Binance grew into the world’s largest crypto exchange in a short period. The memoir describes that expansion and the pressures that came with running a global platform.
Binance Growth and Legal Fallout
A central part of the book covers the US case against Zhao and Binance. In 2024, Zhao served a four-month prison sentence after pleading guilty to violating US anti-money-laundering laws.
The broader settlement also led Zhao to step down as Binance chief executive. Binance agreed to pay billions of dollars in penalties and to carry out compliance changes.
US authorities had spent years examining Binance over anti-money-laundering controls, sanctions compliance and licensing issues. The settlement closed one of the biggest enforcement cases in the crypto sector.
In the memoir, Zhao reflects on decisions made during Binance’s fast growth. He says that the company’s scale expanded faster than its compliance structure.
The book also describes his time in federal prison. Zhao writes about the change from leading a global company to living in a tightly controlled setting.
Zhao ties the book’s title to his view that crypto can improve access to money movement. He writes that users in emerging markets used Binance to move funds, manage local currency weakness and reach global markets.
Zhao’s Version of the FTX Collapse
Another section of the memoir revisits Binance’s brief effort to assess a deal for FTX in November 2022. Zhao says Sam Bankman-Fried asked for billions of dollars during a phone call before Binance signed a non-binding letter of intent.

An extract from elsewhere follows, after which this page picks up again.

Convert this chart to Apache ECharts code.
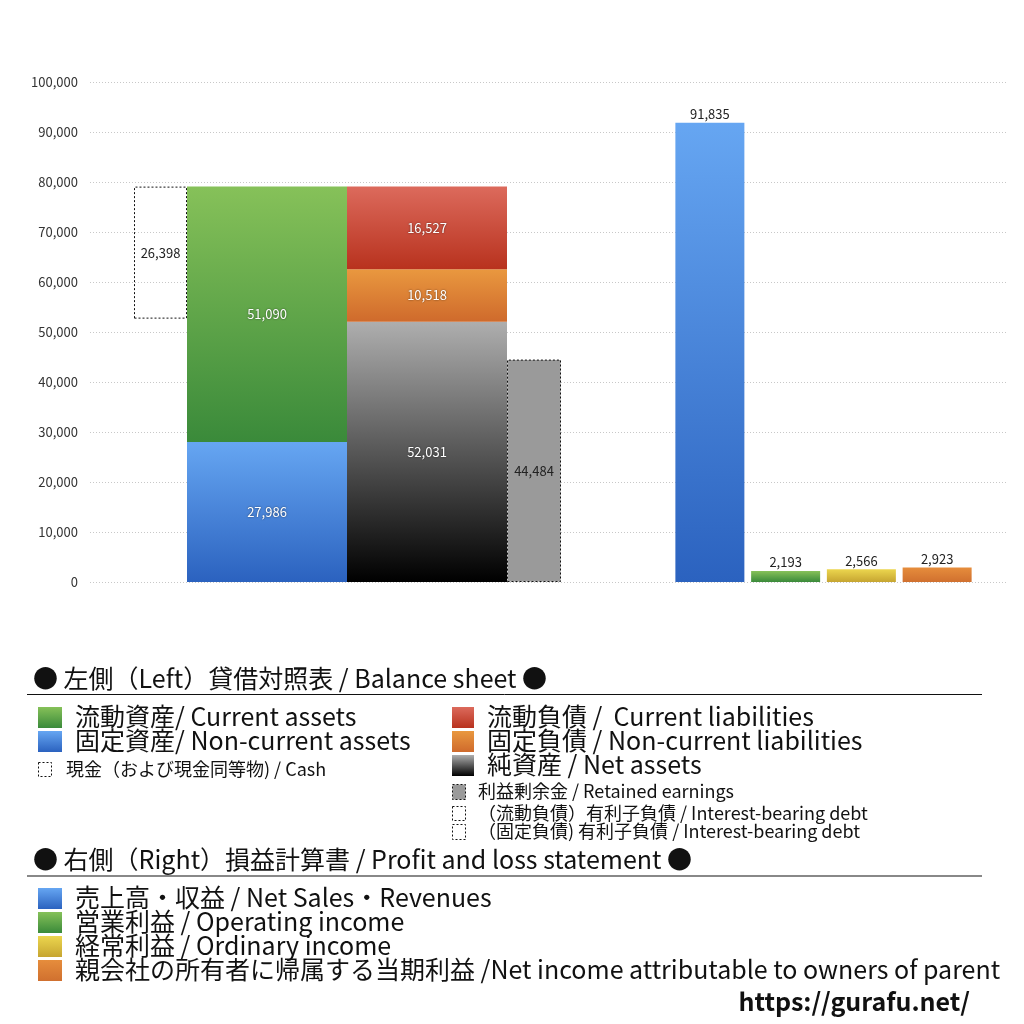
<!DOCTYPE html>
<html>
<head>
<meta charset="utf-8">
<script src="https://cdn.jsdelivr.net/npm/echarts@6/dist/echarts.min.js"></script>
<style>html,body{margin:0;padding:0;background:#fff;}#c{width:1024px;height:1024px;}</style>
</head>
<body>
<div id="c"></div>
<script>
// ---- data ----
const bsCategories = ['貸借対照表'];
const currentAssets = [51090];
const nonCurrentAssets = [27986];
const cash = [26398];
const currentLiabilities = [16527];
const nonCurrentLiabilities = [10518];
const netAssets = [52031];
const retainedEarnings = [44484];

const plCategories = ['売上高・収益', '営業利益', '経常利益', '親会社株主に帰属する当期利益'];
const plValues = [91835, 2193, 2566, 2923];

const yMin = 0, yMax = 100000, yInterval = 10000;

// ---- styles ----
const FONT = '"Noto Sans CJK JP", "Noto Sans", sans-serif';
const G = echarts.graphic.LinearGradient;
const grad = (a, b) => new G(0, 0, 0, 1, [{offset: 0, color: a}, {offset: 1, color: b}]);
const C = {
  green: ['#86c159', '#3a8a3a'],
  blue: ['#66a6f2', '#2b62bf'],
  red: ['#dc6a5c', '#b8321e'],
  orange: ['#e9983f', '#cf6a2c'],
  net: ['#aeaeae', '#000000'],
  yellow: ['#ecd64e', '#c6a531'],
  orange2: ['#e68d3c', '#d0702f']
};
const plColors = [C.blue, C.green, C.yellow, C.orange2];

const fmt = v => Number(v).toLocaleString('en-US');
const insideLabel = {
  show: true, position: 'inside', color: '#fff', fontSize: 13, fontFamily: FONT,
  textShadowColor: 'rgba(0,0,0,0.6)', textShadowBlur: 2,
  formatter: p => fmt(p.value)
};
const darkLabel = {
  show: true, position: 'inside', color: '#222', fontSize: 13, fontFamily: FONT,
  formatter: p => fmt(p.value)
};

const totalAssets = currentAssets.map((v, i) => v + nonCurrentAssets[i]);
const cashBase = totalAssets.map((v, i) => v - cash[i]);

const chart = echarts.init(document.getElementById('c'), null, {renderer: 'canvas'});

const hiddenY = gi => ({
  type: 'value', gridIndex: gi, min: yMin, max: yMax, interval: yInterval,
  show: false
});

const bsBar = (name, stack, data, width, itemStyle, label) => ({
  type: 'bar', name, stack, data, xAxisIndex: 1, yAxisIndex: 1,
  barWidth: width, barGap: '0%', itemStyle, label, emphasis: {disabled: true},
  silent: true
});

const option = {
  animation: false,
  backgroundColor: '#fff',
  grid: [
    {left: 90, right: 17, top: 82, bottom: 442, containLabel: false},
    {left: 90, width: 515, top: 82, bottom: 442},
    {left: 672, width: 303, top: 82, bottom: 442}
  ],
  xAxis: [
    {type: 'category', gridIndex: 0, data: ['a'], show: false},
    {type: 'category', gridIndex: 1, data: bsCategories, show: false},
    {type: 'category', gridIndex: 2, data: plCategories, show: false}
  ],
  yAxis: [
    {
      type: 'value', gridIndex: 0, min: yMin, max: yMax, interval: yInterval,
      axisLine: {show: false}, axisTick: {show: false},
      axisLabel: {color: '#333', fontSize: 13, fontFamily: FONT, margin: 12, formatter: v => fmt(v)},
      splitLine: {show: true, lineStyle: {color: '#c8c8c8', type: [1, 2], width: 1}}
    },
    hiddenY(1),
    hiddenY(2)
  ],
  series: [
    bsBar('cashBase', 'cash', cashBase, 53, {color: 'rgba(0,0,0,0)'}, {show: false}),
    bsBar('現金', 'cash', cash, 53,
      {color: 'rgba(255,255,255,0)', borderColor: '#111', borderWidth: 1, borderType: [2, 2]}, darkLabel),
    bsBar('固定資産', 'assets', nonCurrentAssets, 160, {color: grad(C.blue[0], C.blue[1])}, insideLabel),
    bsBar('流動資産', 'assets', currentAssets, 160, {color: grad(C.green[0], C.green[1])}, insideLabel),
    bsBar('純資産', 'liab', netAssets, 160, {color: grad(C.net[0], C.net[1])}, insideLabel),
    bsBar('固定負債', 'liab', nonCurrentLiabilities, 160, {color: grad(C.orange[0], C.orange[1])}, insideLabel),
    bsBar('流動負債', 'liab', currentLiabilities, 160, {color: grad(C.red[0], C.red[1])}, insideLabel),
    bsBar('利益剰余金', 'ret', retainedEarnings, 54,
      {color: '#9a9a9a', borderColor: '#111', borderWidth: 1, borderType: [2, 2]}, darkLabel),
    {
      type: 'bar', name: 'PL', xAxisIndex: 2, yAxisIndex: 2, barWidth: 69, silent: true,
      data: plValues.map((v, i) => ({value: v, itemStyle: {color: grad(plColors[i][0], plColors[i][1])}})),
      label: {show: true, position: 'top', distance: 2, color: '#222', fontSize: 13, fontFamily: FONT, formatter: p => fmt(p.value)}
    }
  ],
  graphic: []
};

// ---- legend (graphic) ----
const gr = option.graphic;
const txt = (x, y, text, size, extra) => gr.push({
  type: 'text', x, y: y - (size >= 22 ? 2 : 1),
  style: Object.assign({text, fontSize: size, fontFamily: FONT, fill: '#111', verticalAlign: 'middle', align: 'left'}, extra || {})
});
const sw = (x, y, w, h, fill, dashed) => gr.push({
  type: 'rect', shape: {x, y, width: w, height: h},
  style: dashed ? {fill: fill || 'rgba(0,0,0,0)', stroke: '#111', lineWidth: 1, lineDash: [2, 2]} : {fill}
});

txt(33, 680, '● 左側（Left）貸借対照表 / Balance sheet ●', 25);
gr.push({type: 'line', shape: {x1: 27, y1: 694.5, x2: 982, y2: 694.5}, style: {stroke: '#111', lineWidth: 1}});
sw(38, 707, 24, 21, grad(C.green[0], C.green[1]));
txt(75, 718, '流動資産/ Current assets', 25);
sw(38, 731, 24, 21, grad(C.blue[0], C.blue[1]));
txt(75, 742, '固定資産/ Non-current assets', 25);
sw(38.5, 762.5, 13, 14, null, true);
txt(66, 770, '現金（および現金同等物) / Cash', 18);

sw(452, 707, 22, 21, grad(C.red[0], C.red[1]));
txt(487, 718, '流動負債 /  Current liabilities', 25);
sw(452, 731, 22, 21, grad(C.orange[0], C.orange[1]));
txt(487, 742, '固定負債 / Non-current liabilities', 25);
sw(452, 755, 22, 21, grad(C.net[0], C.net[1]));
txt(487, 766, '純資産 / Net assets', 25);
sw(452.5, 784.5, 13, 15, '#9a9a9a', true);
txt(478, 792, '利益剰余金 / Retained earnings', 18);
sw(452.5, 806.5, 13, 14, null, true);
txt(478, 814, '（流動負債）有利子負債 / Interest-bearing debt', 18);
sw(452.5, 824.5, 13, 15, null, true);
txt(478, 832, '（固定負債) 有利子負債 / Interest-bearing debt', 18);

txt(33, 861, '● 右側（Right）損益計算書 / Profit and loss statement ●', 25);
gr.push({type: 'line', shape: {x1: 27, y1: 876, x2: 982, y2: 876}, style: {stroke: '#888', lineWidth: 2}});
sw(38, 888, 24, 21, grad(C.blue[0], C.blue[1]));
txt(75, 899, '売上高・収益 / Net Sales・Revenues', 25);
sw(38, 912, 24, 21, grad(C.green[0], C.green[1]));
txt(75, 923, '営業利益 / Operating income', 25);
sw(38, 936, 24, 21, grad(C.yellow[0], C.yellow[1]));
txt(75, 947, '経常利益 / Ordinary income', 25);
sw(38, 960, 24, 21, grad(C.orange2[0], C.orange2[1]));
txt(75, 971, '親会社の所有者に帰属する当期利益 /Net income attributable to owners of parent', 25);

txt(970, 1003, 'https://gurafu.net/', 25, {fontWeight: 'bold', align: 'right'});

chart.setOption(option);
</script>
</body>
</html>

According to Zhao, he never seriously planned to buy FTX. He says the document was signed so Binance could review the numbers and see whether users could be protected.
Zhao argues that a public offer from Alameda CEO Caroline Ellison to buy Binance’s FTT holdings at $22 became a turning point. He says that price gave traders a clear level to sell against.
He writes that FTT then fell quickly, while FTX faced about $6 billion in withdrawals within 72 hours. Binance walked away from the deal on Nov. 9.
Zhao also says a Signal chat called “Exchange Collaboration,” created during the Terra-Luna crisis, later drew interest from DOJ and SEC investigators. He denies any collusion took place.
He further writes that Binance later handled a heavy wave of withdrawals, including $7 billion in one day in December 2022, and says user deposits later returned.